The inventory-to-sales ratio rose from 1.41 in March to 1.45 in April. The inventory-to-sales ratio measures the time, in months, that it would take to exhaust inventories if sales were to remain at the current rate.
Lower unfilled orders
The value of unfilled orders fell 2.0% in April, largely as a result of lower unfilled orders in the aerospace industry. The vast majority of unfilled orders in the industry are held in US dollars. From the end of March to the end of April, the value of the Canadian dollar appreciated 4.4%, thereby reducing the Canadian-dollar value of the orders held in US dollars. Also contributing to the decline in total unfilled orders were the machinery, other transportation equipment and fabricated metal product industries.
New orders fell 5.6% in April, reflecting declines in the transportation equipment industry, particularly the aerospace product and parts sub-industry. The higher value of the Canadian dollar was the primary factor in the decline.
Note to readers
Monthly data in this release are seasonally adjusted and are expressed in current dollars unless otherwise specified. For more information on seasonal adjustment, see Seasonally adjusted data – Frequently asked questions.
Non-durable goods industries include food, beverage and tobacco products, textile mills, textile product mills, clothing, leather and allied products, paper, printing and related support activities, petroleum and coal products, chemicals, and plastics and rubber products.
Durable goods industries include wood products, non-metallic mineral products, primary metal, fabricated metal products, machinery, computer and electronic products, electrical equipment, appliances and components, transportation equipment, furniture and related products and miscellaneous manufacturing.
For the aerospace industry and shipbuilding industries, the value of production is used instead of sales of goods manufactured. This value is calculated by adjusting monthly sales of goods manufactured by the monthly change in inventories of goods in process and finished products manufactured. Production is used due to the extended period of time that it normally takes to manufacture products in those industries.
Unfilled orders are a stock of orders that will contribute to future sales assuming that the orders are not cancelled.
New orders are those received whether sold in the current month or not.
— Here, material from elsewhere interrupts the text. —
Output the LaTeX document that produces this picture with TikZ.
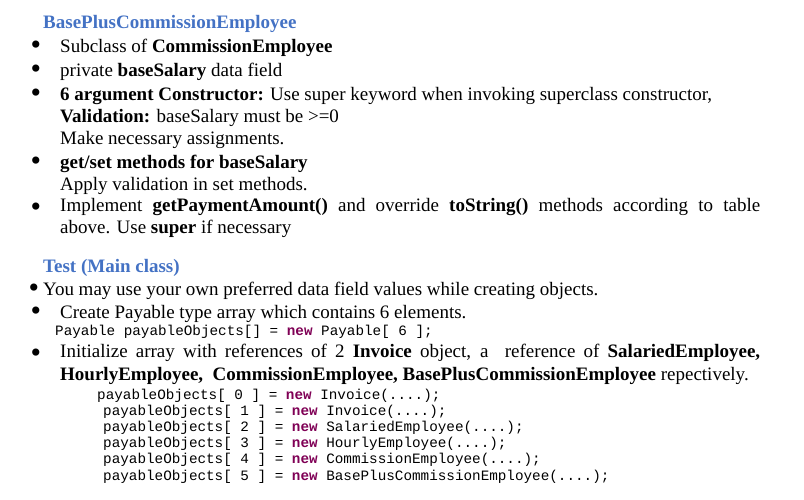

New orders are measured as the sum of sales for the current month plus the change in unfilled orders from the previous month to the current month.
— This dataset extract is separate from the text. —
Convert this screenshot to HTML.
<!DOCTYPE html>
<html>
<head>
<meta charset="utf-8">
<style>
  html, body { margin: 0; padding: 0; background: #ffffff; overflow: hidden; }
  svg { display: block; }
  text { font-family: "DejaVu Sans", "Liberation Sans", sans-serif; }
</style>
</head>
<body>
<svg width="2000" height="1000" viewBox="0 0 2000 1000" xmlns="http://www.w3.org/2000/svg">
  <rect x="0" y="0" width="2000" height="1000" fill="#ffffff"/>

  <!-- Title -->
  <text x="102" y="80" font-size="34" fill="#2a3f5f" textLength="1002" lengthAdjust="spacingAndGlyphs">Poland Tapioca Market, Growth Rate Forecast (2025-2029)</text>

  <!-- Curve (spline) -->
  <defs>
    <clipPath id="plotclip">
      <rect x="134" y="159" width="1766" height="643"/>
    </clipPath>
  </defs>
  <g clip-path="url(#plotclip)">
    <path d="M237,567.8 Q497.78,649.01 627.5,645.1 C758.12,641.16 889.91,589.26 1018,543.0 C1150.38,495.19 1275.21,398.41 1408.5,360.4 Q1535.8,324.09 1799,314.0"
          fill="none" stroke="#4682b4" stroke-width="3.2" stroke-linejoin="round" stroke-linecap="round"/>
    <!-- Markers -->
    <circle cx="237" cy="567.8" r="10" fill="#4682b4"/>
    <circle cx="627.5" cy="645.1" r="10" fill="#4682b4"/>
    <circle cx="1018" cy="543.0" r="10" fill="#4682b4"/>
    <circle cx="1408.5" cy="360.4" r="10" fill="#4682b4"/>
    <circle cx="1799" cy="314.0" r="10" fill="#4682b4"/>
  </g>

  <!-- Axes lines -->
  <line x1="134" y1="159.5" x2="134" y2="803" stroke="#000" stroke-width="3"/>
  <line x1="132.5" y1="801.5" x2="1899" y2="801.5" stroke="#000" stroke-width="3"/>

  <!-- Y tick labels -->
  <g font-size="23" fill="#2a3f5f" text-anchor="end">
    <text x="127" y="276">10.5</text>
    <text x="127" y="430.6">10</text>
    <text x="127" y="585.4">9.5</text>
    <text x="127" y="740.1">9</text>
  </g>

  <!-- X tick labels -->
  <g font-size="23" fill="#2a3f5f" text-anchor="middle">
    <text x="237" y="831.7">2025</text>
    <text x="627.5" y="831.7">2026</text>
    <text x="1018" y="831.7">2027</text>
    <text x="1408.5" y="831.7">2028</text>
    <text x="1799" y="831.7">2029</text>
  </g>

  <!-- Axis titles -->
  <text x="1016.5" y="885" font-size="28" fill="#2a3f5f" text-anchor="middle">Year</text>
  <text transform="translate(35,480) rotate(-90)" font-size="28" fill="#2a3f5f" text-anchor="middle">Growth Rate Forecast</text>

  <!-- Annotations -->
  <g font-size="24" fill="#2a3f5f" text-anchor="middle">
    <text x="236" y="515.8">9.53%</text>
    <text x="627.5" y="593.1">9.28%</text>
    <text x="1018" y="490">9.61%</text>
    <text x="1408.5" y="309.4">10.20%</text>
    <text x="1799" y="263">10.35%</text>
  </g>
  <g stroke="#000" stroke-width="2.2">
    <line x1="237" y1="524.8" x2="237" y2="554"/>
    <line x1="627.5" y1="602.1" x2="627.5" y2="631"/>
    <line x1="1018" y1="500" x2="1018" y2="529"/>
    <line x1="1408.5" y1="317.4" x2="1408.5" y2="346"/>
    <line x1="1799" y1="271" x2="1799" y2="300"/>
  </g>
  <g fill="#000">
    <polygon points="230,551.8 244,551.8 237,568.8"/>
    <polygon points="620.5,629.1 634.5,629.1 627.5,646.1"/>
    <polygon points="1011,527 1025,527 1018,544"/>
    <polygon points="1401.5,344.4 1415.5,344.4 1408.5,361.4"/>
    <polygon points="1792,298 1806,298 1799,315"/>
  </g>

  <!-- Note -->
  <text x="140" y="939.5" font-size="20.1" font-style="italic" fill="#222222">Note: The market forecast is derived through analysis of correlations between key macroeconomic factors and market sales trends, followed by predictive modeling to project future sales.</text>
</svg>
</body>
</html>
Manufacturers reporting in US dollars
Some Canadian manufacturers report sales, inventories and unfilled orders in US dollars. These data are then converted to Canadian dollars as part of the data production cycle.
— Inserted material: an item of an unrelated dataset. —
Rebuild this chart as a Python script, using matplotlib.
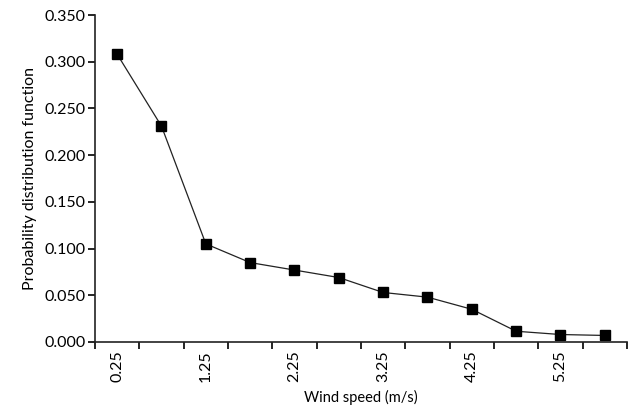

For sales, based on the assumption that they occur throughout the month, the average monthly exchange rate for the reference month (noon spot rate) established by the Bank of Canada is used for the conversion. The monthly average exchange rate is available in CANSIM table 176-0064.
Inventories and unfilled orders are reported at the end of the reference period. For most respondents, the noon spot exchange rate on the last working day of the month is used for the conversion of these variables. Some manufacturers choose to report their data as of a day other than the last day of the month. In those instances the noon spot exchange rate of the day selected by the respondent is used. The noon spot exchange rate is available in CANSIM table 176-0067. Note that because of exchange rate fluctuations, the monthly average exchange rate can differ substantially from the exchange rate on the last working day of the month.
Each month the Monthly Survey of Manufacturing releases preliminary estimates for the reference month and revised estimates for the three previous months. Revisions are made to reflect new information provided by respondents, and updates to administrative data. Once a year, a revision project is undertaken to revise multiple years of data. During annual revisions, changes are made to the seasonal adjustment parameters.
Data from the May Monthly Survey of Manufacturing will be released on July 15.